アメリカのユダヤ系作家オースターが77才でなくなった。けっこう関りのある作家でした。
ちょうど30年前に書いた論文がオースターの『NY三部作』について。
大学の卒論と修論とその後の論文も「時間論」的なものだった。28才で就職して2本目かなオースターについて書いた。たぶんもともと好きだったミステリーを文学的に描いた点、ニューヨークが舞台である点など興味がひかれた。
『NY三部作』論は個人的に思い出深い1994年。2月に北大の先生が監修した退官記念論集の形で出した本『主題と方法』(北海道大学図書刊行会)に収録された「出口なき探究――ポール・オースターのニューヨーク三部作をめぐって」。発刊のパーティで先輩と笑顔のツー・ショットの写真もありました。
その年の8月に母がなくなり、10月のアメリカ文学会の全国大会で発表する。その時の司会のK川先生やオーディエンスにいま書評を書いている本の執筆者T先生がいた事も覚えています。
オースターは30代に小説を書き出して、それが注目され翻訳が出るのが1990年前後。それで僕は1994年にメタ・ミステリー≒メタフィクションという、いま考えればそう新しくもない視点でオースター論を書いたのだと思います。
1990年代に『現代詩手帖』(1993)や『ユリイカ』(1999)で特集したり、『現代作家ガイド1 ポール・オースター』(1996)が出ています。『現代作家ガイド』の編集は、上智の飯野友幸さんで、2018年に北海道支部発題の全国大会のシンポジウムに出てもらったアメリカ詩の専門家です。ブルックリンまで出かけてオースターにインタビューをしたようで、『ユリイカ』でも『ルル・オン・ザ・ブリッジ』のプロモーションに来日したオースターへのインタビューが載っています。
語る=書く事が本当に好きだと言うか、身についているというか、これって僕的にはユダヤ人の習性と関係があると思います。それとちょうどミニマリズムの終わり頃と、ポストモダン的なフィクションとの混交が始まりそうな、いいタイミングで登場したように思えます。
でポストモダンとかアヴァンポップとか新しさ(1990~2000年代の頃です)で最初評価されたオースターのアメリカ文学の伝統との関わりについて。つまりホーソーンやメルヴィルなどのアメリカン・ルネッサンスの作家たちに内在する不条理性を探求している。彼らはロマンス作家であると同時にカフカやベケットら不条理作家の先駆でもあると。
しかも探偵小説という通俗/大衆小説のジャンルに不条理かつ実存的な要素を組み込んで、ニューヨークと言うポストモダンな迷宮都市を舞台として描いた訳です。
オースターはマンハッタンンの隣のブルックリンにいて、都市文学ならぬ文学都市をみごとに作り上げた。
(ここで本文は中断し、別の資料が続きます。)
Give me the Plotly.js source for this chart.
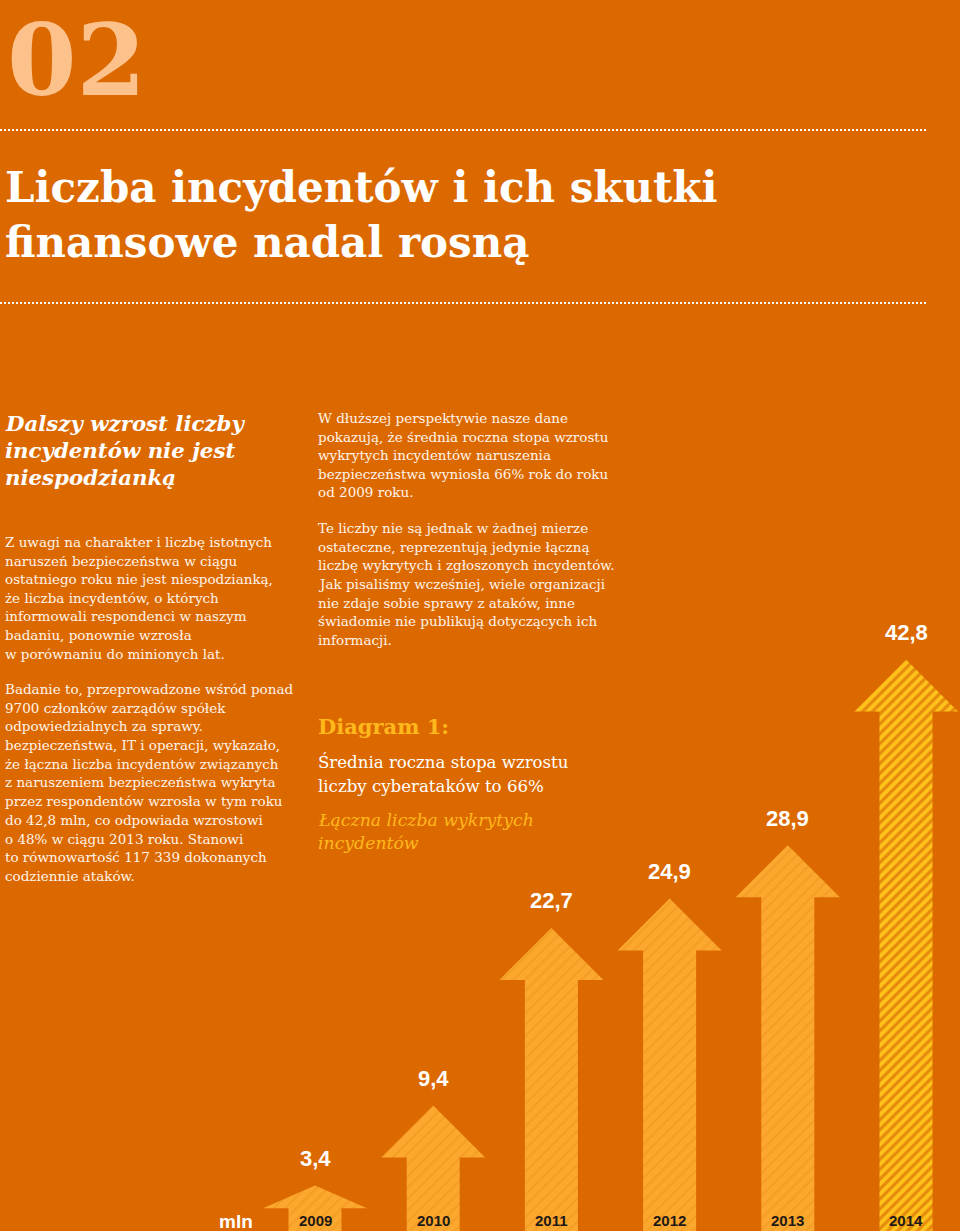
<!DOCTYPE html>
<html>
<head>
<meta charset="utf-8">
<script src="https://cdn.plot.ly/plotly-3.0.1.min.js"></script>
<style>html,body{margin:0;padding:0;background:#DC6900;}#chart{width:960px;height:1231px;}</style>
</head>
<body>
<div id="chart"></div>
<script>
// ---- data ----
var years = ['2009', '2010', '2011', '2012', '2013', '2014'];
var values = [3.4, 9.4, 22.7, 24.9, 28.9, 42.8];
var valueLabels = ['3,4', '9,4', '22,7', '24,9', '28,9', '42,8'];
var unitLabel = 'mln';

var sectionNumber = '02';
var titleLines = ['Liczba incydentów i ich skutki', 'finansowe nadal rosną'];
var subheadLines = ['Dalszy wzrost liczby', 'incydentów nie jest', 'niespodzianką'];
var leftPara1 = [
  'Z uwagi na charakter i liczbę istotnych',
  'naruszeń bezpieczeństwa w ciągu',
  'ostatniego roku nie jest niespodzianką,',
  'że liczba incydentów, o których',
  'informowali respondenci w naszym',
  'badaniu, ponownie wzrosła',
  'w porównaniu do minionych lat.'
];
var leftPara2 = [
  'Badanie to, przeprowadzone wśród ponad',
  '9700 członków zarządów spółek',
  'odpowiedzialnych za sprawy.',
  'bezpieczeństwa, IT i operacji, wykazało,',
  'że łączna liczba incydentów związanych',
  'z naruszeniem bezpieczeństwa wykryta',
  'przez respondentów wzrosła w tym roku',
  'do 42,8 mln, co odpowiada wzrostowi',
  'o 48% w ciągu 2013 roku. Stanowi',
  'to równowartość 117 339 dokonanych',
  'codziennie ataków.'
];
var rightPara1 = [
  'W dłuższej perspektywie nasze dane',
  'pokazują, że średnia roczna stopa wzrostu',
  'wykrytych incydentów naruszenia',
  'bezpieczeństwa wyniosła 66% rok do roku',
  'od 2009 roku.'
];
var rightPara2 = [
  'Te liczby nie są jednak w żadnej mierze',
  'ostateczne, reprezentują jedynie łączną',
  'liczbę wykrytych i zgłoszonych incydentów.',
  'Jak pisaliśmy wcześniej, wiele organizacji',
  'nie zdaje sobie sprawy z ataków, inne',
  'świadomie nie publikują dotyczących ich',
  'informacji.'
];
var diagramLabel = 'Diagram 1:';
var diagramTitle = ['Średnia roczna stopa wzrostu', 'liczby cyberataków to 66%'];
var diagramSub = ['Łączna liczba wykrytych', 'incydentów'];

// ---- geometry / styles ----
var W = 960, H = 1231;
var BG = '#DC6900';
var pxPerCat = 118.2, firstCatPx = 315;
var xr0 = -firstCatPx / pxPerCat, xr1 = xr0 + W / pxPerCat;
var pxPerVal = 13.35;
var yr1 = H / pxPerVal;
var headHalf = 52 / pxPerCat, shaftHalf = 26.5 / pxPerCat, headH = 52 / pxPerVal;

function py(p) { return 1 - p / H; }
function px(p) { return p / W; }

var traces = [];
values.forEach(function (v, i) {
  var hh = Math.min(headH, v * 0.5);
  var last = (i === values.length - 1);
  traces.push({
    type: 'scatter', mode: 'lines', hoverinfo: 'skip',
    x: [i - shaftHalf, i - shaftHalf, i - headHalf, i, i + headHalf, i + shaftHalf, i + shaftHalf, i - shaftHalf],
    y: [0, v - hh, v - hh, v, v - hh, v - hh, 0, 0],
    fill: 'toself', line: {width: 0, color: 'rgba(0,0,0,0)'},
    fillcolor: last ? '#FFC21A' : '#FCA72E',
    fillpattern: last
      ? {shape: '/', bgcolor: '#FFC21A', fgcolor: '#E58A0C', size: 7, solidity: 0.45}
      : {shape: '/', bgcolor: '#FCA72E', fgcolor: '#F59D24', size: 8, solidity: 0.25}
  });
});

var ann = [];
values.forEach(function (v, i) {
  ann.push({x: i, y: v, xref: 'x', yref: 'y', text: '<b>' + valueLabels[i] + '</b>', showarrow: false,
    yanchor: 'middle', yshift: 27, font: {family: 'Liberation Sans, Arial', size: 22, color: '#FFFFFF'}});
  ann.push({x: i, y: 0, xref: 'x', yref: 'y', text: '<b>' + years[i] + '</b>', showarrow: false,
    yanchor: 'bottom', yshift: 0, font: {family: 'Liberation Sans, Arial', size: 15, color: '#1E1A16'}});
});
ann.push({x: px(236), y: py(1221), xref: 'paper', yref: 'paper', text: '<b>' + unitLabel + '</b>', showarrow: false,
  xanchor: 'center', yanchor: 'middle', font: {family: 'Liberation Sans, Arial', size: 19, color: '#FFFFFF'}});

function addLines(lines, x0, y0, dy, font) {
  lines.forEach(function (t, k) {
    ann.push({x: px(x0), y: py(y0 + k * dy), xref: 'paper', yref: 'paper', text: t, showarrow: false,
      xanchor: 'left', yanchor: 'middle', font: font});
  });
}
var serif = 'DejaVu Serif';
ann.push({x: px(6), y: 1, xref: 'paper', yref: 'paper', text: '<b>' + sectionNumber + '</b>', showarrow: false,
  xanchor: 'left', yanchor: 'top', borderpad: 0, font: {family: serif, size: 100, color: '#FDC28C'}});
addLines(titleLines.map(function (s) { return '<b>' + s + '</b>'; }), 3, 188, 55, {family: serif, size: 42, color: '#FFFFFF'});
addLines(subheadLines.map(function (s) { return '<b><i>' + s + '</i></b>'; }), 3, 423, 27.5, {family: serif, size: 21.3, color: '#FFFFFF'});
var body = {family: serif, size: 13.5, color: '#FFF4EA'};
addLines(leftPara1, 3, 542, 18.6, body);
addLines(leftPara2, 3, 689, 18.7, body);
addLines(rightPara1, 316, 418, 18.6, body);
addLines(rightPara2, 316, 528, 18.7, body);
addLines(['<b>' + diagramLabel + '</b>'], 316, 727, 0, {family: serif, size: 21, color: '#FFB81C'});
addLines(diagramTitle, 316, 762, 24, {family: serif, size: 16.6, color: '#FFFFFF'});
addLines(diagramSub.map(function (s) { return '<i>' + s + '</i>'; }), 316, 820, 23, {family: serif, size: 17.3, color: '#FFB81C'});

var shapes = [130, 303].map(function (yy) {
  return {type: 'line', xref: 'paper', yref: 'paper', x0: 0, x1: px(928), y0: py(yy), y1: py(yy),
    line: {color: '#FFFFFF', width: 2, dash: '2px,2px'}};
});

var layout = {
  width: W, height: H, margin: {l: 0, r: 0, t: 0, b: 0},
  paper_bgcolor: BG, plot_bgcolor: BG, showlegend: false,
  xaxis: {range: [xr0, xr1], visible: false, fixedrange: true},
  yaxis: {range: [0, yr1], visible: false, fixedrange: true},
  annotations: ann, shapes: shapes
};
Plotly.newPlot('chart', traces, layout, {displayModeBar: false, staticPlot: true});
</script>
</body>
</html>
ブルックリンの中でも安全で高級なブルックリン・ハイツだと思います。僕もマンハッタンのミッドタウンではなく、ブルックリン・ハイツにアパートを借りればと後から思いました。
オースターについての発表の司会を何回かしました。いま東大にいるF君の発表も。数年前に大学院の院生の発表の司会をした時にも、しばらくぶりにオースターの勉強をしました。それが写真。40冊前後の文献。パノラマはうまく撮れなくて、何度もトライしました。